The tRCD latency - is the time or number of cycles to perform step 2. Typically, tRCD takes 2 or 3 cyles to complete.
The CAS latency - is the time or number of cycles to perform step 3a. In case of step 3b (in case multiple N column data are output), the total latency = N x CAS. Typically, CAS latency takes 2 to 3 cycles to complete.
The tRP latency - is the time or number of cycles to perform step 4. Typically, tRP takes 2 or 3 cycles to complete.
So the latency of a DRAM Read operation is tRCD + N x CAS + tRP, where typically N = 1 or 4 or 8 (or even more), depends on the number of column access per memory access.

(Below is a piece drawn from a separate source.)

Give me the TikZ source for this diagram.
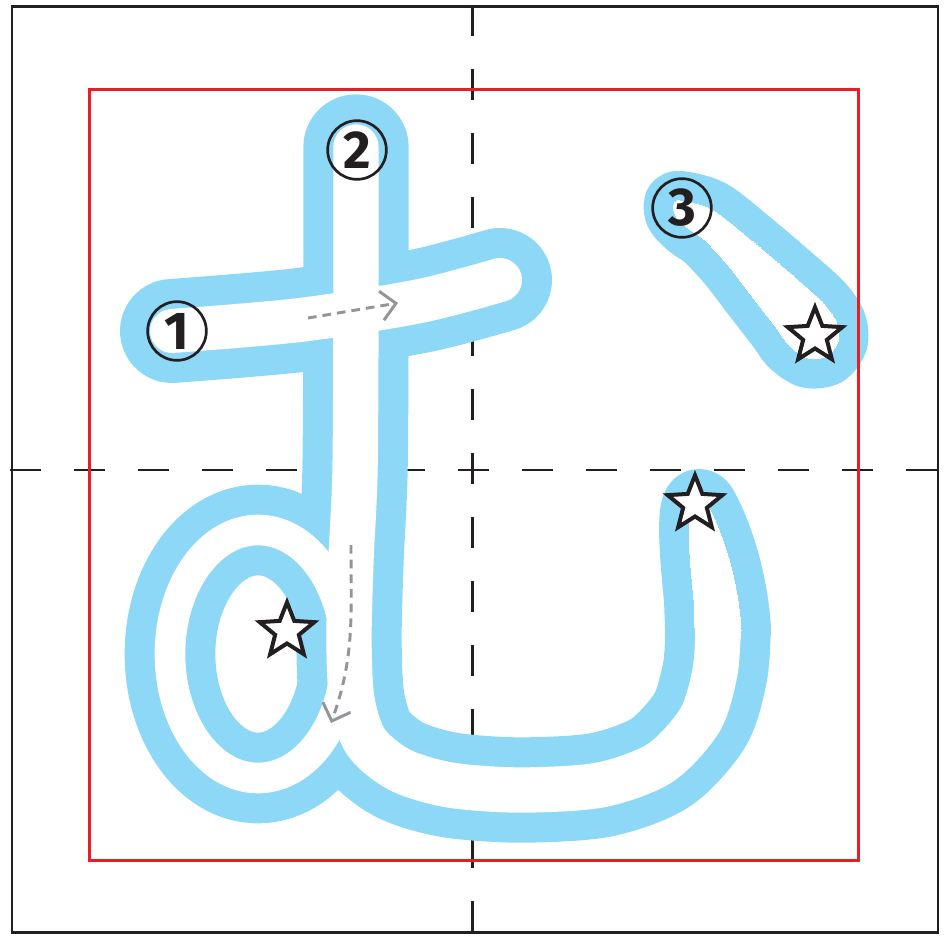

This is the total number of cycles for a Read operation.
Remember tRCD = 2 or 3, CAS = 2 (try to avoid setting to CAS 3), tRP = 2 or 3,
For 1 column access, the total latency of Read operation = tRCD + CAS + tRP
For 4 column access, the total latency of Read operation = tRCD + 4 CAS + tRP
For 8 column access, the total latency of Read operation = tRCD + 8 CAS + tRP
etc, etc.
Time for first data output from address decode = tRCD + CAS
Time for data output in multiple column access,
Time for second data output = tRCD + 2 x CAS
Time for third data output = tRCD + 3 x CAS
etc, etc.
Latency is different than memory bandwidth. Memory bandwidth is solely determined by the memory bus frequency and FSB frequency, and NOT latency. It is how fast the memory clock or FSB clock can run, regardless of whether the memory module has shorter or longer latency.
E.g. all DDR400 memory module can run at same memory speed 200MHz, regardles of their latency, to deliver a maximum bandwidth given by 2x8x200 = 3200 MB/s. x2 because of DDR meaning data are transferred at both the rising and falling edges of the clock. x8 because there are 8 bytes in the memory bus. But some low latency module can finish each of the above steps tRCD or CAS or tRP in smaller number of cycles, e.g. at 2-2-2. Most module can finish each of these steps in longer number of cycles, e.g. 3-3-2.
CAS latency is the most important since it is the time to output 1 bit (single column access) or many bit of data (multiple column access) (as described earlier). For all today's memory module, always set CAS to 2, and I find that almost all modules in the market now can be able to do that.
Set tRCD and tRP to 2 is possible. If not, set them to 3 is OK, not much penalty.
Sorry for the long post, since I try to explain to myself as clear and complete as possible. Hope this helps.